> _Short exercise_
Retype nothing except the lines below from the one with "Clone this chart in matplotlib." through the one with "25.17, 25.42, 25.67, 25.92]", exactly, with images left out.

(Code that draws figures)
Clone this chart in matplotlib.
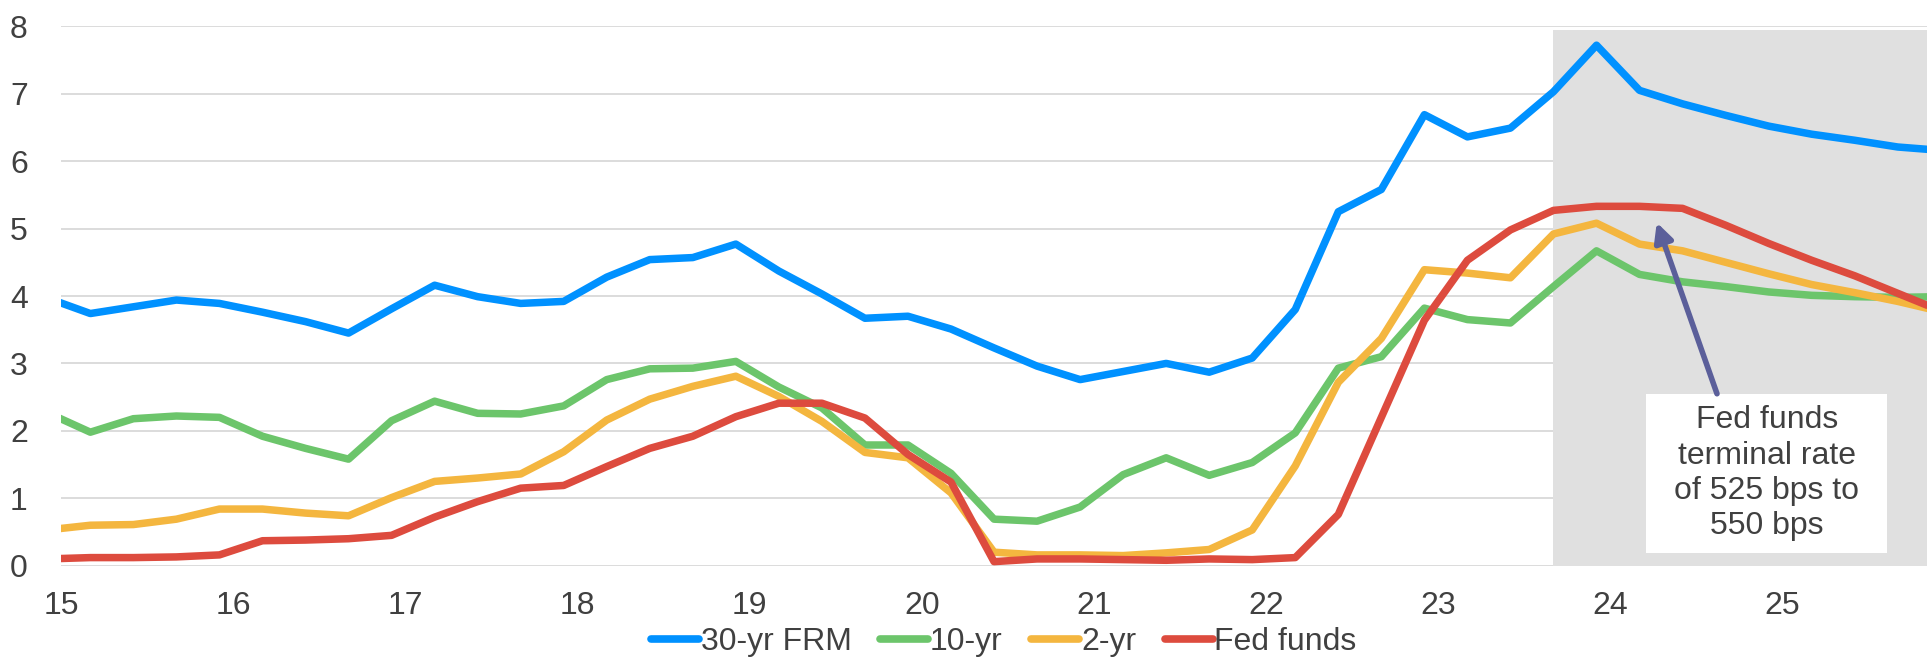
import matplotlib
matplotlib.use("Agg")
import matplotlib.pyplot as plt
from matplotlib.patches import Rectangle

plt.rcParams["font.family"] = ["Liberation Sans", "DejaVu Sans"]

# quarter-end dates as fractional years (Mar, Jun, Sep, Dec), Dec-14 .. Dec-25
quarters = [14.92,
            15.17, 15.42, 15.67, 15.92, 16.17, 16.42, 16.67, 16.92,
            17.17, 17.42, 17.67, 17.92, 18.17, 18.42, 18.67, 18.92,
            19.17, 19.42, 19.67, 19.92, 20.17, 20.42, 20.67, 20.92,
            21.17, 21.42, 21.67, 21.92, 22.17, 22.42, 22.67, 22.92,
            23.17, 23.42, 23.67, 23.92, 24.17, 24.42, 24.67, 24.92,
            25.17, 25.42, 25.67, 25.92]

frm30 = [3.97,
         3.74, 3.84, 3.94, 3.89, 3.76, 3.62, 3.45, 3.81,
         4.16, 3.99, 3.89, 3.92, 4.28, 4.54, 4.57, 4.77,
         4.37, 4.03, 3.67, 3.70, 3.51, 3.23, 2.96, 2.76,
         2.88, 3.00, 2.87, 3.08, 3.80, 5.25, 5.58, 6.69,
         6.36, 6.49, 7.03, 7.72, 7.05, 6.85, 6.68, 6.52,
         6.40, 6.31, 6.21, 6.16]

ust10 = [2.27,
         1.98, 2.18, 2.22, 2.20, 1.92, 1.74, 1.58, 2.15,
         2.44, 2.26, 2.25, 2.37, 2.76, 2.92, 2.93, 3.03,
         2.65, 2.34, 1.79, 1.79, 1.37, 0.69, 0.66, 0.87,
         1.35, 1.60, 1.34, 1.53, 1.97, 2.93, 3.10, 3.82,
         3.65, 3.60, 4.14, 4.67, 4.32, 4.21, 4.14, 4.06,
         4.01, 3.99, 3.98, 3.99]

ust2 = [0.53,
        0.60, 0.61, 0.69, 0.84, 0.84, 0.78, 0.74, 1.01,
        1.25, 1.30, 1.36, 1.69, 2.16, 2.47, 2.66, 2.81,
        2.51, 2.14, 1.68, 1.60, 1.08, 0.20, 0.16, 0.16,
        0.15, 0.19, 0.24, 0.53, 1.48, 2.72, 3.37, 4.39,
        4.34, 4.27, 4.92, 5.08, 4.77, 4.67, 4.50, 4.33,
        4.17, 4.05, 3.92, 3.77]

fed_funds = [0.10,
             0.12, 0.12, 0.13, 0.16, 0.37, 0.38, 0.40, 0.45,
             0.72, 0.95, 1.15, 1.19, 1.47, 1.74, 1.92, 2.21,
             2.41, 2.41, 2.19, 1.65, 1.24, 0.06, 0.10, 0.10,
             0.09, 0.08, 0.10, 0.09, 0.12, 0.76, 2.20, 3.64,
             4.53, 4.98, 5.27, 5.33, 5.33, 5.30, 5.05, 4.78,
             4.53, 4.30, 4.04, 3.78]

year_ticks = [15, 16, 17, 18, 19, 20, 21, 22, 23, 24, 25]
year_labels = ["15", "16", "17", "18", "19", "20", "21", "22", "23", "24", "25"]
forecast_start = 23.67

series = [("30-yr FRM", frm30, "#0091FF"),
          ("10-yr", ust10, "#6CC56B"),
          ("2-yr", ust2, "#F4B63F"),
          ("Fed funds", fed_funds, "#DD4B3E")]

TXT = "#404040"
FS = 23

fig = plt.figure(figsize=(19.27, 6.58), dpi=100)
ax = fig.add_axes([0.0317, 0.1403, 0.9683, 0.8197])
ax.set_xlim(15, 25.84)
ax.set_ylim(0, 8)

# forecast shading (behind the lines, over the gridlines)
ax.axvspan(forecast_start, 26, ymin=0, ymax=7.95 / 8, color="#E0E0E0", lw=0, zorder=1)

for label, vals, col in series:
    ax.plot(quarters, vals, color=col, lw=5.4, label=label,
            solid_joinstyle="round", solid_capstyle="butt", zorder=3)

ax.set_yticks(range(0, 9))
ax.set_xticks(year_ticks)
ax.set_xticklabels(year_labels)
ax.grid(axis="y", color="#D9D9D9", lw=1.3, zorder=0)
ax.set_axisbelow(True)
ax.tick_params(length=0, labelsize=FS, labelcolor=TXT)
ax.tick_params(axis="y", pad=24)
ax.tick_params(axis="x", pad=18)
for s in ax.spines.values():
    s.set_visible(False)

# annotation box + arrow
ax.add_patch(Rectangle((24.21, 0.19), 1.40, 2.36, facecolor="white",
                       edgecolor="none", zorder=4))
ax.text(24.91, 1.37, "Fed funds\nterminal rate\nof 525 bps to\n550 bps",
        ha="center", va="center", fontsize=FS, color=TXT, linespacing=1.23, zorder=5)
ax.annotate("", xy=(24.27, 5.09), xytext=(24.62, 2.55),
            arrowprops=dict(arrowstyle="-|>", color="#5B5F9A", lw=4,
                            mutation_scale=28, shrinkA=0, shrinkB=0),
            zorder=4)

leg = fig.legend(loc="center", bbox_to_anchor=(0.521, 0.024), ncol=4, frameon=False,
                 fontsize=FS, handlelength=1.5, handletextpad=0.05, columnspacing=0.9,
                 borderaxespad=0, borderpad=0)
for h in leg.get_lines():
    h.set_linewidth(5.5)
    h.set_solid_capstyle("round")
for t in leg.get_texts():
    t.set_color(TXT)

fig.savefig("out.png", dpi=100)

* * *

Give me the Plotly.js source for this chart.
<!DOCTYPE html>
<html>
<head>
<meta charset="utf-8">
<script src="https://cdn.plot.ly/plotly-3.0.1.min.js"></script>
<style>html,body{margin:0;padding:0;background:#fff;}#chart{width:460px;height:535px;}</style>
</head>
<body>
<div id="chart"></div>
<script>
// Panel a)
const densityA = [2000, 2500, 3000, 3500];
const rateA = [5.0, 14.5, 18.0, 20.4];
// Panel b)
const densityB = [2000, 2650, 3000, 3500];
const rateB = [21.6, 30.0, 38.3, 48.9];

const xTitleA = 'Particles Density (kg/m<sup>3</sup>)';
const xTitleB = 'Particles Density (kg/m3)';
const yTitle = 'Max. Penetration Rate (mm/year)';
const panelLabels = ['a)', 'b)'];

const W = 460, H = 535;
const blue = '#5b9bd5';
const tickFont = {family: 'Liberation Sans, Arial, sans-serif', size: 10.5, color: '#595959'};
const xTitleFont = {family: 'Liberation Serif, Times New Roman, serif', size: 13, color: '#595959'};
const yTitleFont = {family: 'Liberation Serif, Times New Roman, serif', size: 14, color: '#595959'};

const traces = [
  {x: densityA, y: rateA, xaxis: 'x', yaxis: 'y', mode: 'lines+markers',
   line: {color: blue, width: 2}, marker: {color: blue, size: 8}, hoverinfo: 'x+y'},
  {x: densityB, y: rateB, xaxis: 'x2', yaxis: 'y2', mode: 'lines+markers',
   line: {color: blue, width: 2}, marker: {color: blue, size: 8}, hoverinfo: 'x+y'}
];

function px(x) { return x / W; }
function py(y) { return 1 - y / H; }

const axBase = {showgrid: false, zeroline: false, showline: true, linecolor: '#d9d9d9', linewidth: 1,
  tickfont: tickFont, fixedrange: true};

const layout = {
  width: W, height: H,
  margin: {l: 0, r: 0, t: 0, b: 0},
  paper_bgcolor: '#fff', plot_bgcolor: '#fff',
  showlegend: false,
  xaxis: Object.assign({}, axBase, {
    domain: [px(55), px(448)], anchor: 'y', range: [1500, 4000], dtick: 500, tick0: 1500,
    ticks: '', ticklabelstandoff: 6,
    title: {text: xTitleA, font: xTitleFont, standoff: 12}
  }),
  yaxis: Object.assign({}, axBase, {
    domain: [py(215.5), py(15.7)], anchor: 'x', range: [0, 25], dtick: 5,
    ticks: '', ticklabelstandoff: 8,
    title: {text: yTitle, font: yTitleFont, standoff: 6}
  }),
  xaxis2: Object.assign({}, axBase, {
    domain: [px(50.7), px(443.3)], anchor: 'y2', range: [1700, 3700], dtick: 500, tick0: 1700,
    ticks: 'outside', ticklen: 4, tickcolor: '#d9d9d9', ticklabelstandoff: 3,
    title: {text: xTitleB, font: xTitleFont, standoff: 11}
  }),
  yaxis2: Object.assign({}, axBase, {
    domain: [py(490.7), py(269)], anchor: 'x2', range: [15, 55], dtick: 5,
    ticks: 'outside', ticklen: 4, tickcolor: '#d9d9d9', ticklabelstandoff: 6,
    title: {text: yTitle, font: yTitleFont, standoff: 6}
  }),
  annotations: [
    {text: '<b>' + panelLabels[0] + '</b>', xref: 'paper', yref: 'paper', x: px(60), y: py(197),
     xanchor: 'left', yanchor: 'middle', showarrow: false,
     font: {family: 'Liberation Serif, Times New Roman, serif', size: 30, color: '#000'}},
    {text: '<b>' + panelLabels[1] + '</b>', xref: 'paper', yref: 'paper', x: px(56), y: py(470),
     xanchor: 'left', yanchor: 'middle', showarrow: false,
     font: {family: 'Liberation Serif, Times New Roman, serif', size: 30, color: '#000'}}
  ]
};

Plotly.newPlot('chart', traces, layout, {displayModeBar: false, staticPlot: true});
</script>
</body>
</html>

> _Exercise solution_
Clone this chart in matplotlib.
import matplotlib
matplotlib.use("Agg")
import matplotlib.pyplot as plt
from matplotlib.patches import Rectangle

plt.rcParams["font.family"] = ["Liberation Sans", "DejaVu Sans"]

# quarter-end dates as fractional years (Mar, Jun, Sep, Dec), Dec-14 .. Dec-25
quarters = [14.92,
            15.17, 15.42, 15.67, 15.92, 16.17, 16.42, 16.67, 16.92,
            17.17, 17.42, 17.67, 17.92, 18.17, 18.42, 18.67, 18.92,
            19.17, 19.42, 19.67, 19.92, 20.17, 20.42, 20.67, 20.92,
            21.17, 21.42, 21.67, 21.92, 22.17, 22.42, 22.67, 22.92,
            23.17, 23.42, 23.67, 23.92, 24.17, 24.42, 24.67, 24.92,
            25.17, 25.42, 25.67, 25.92]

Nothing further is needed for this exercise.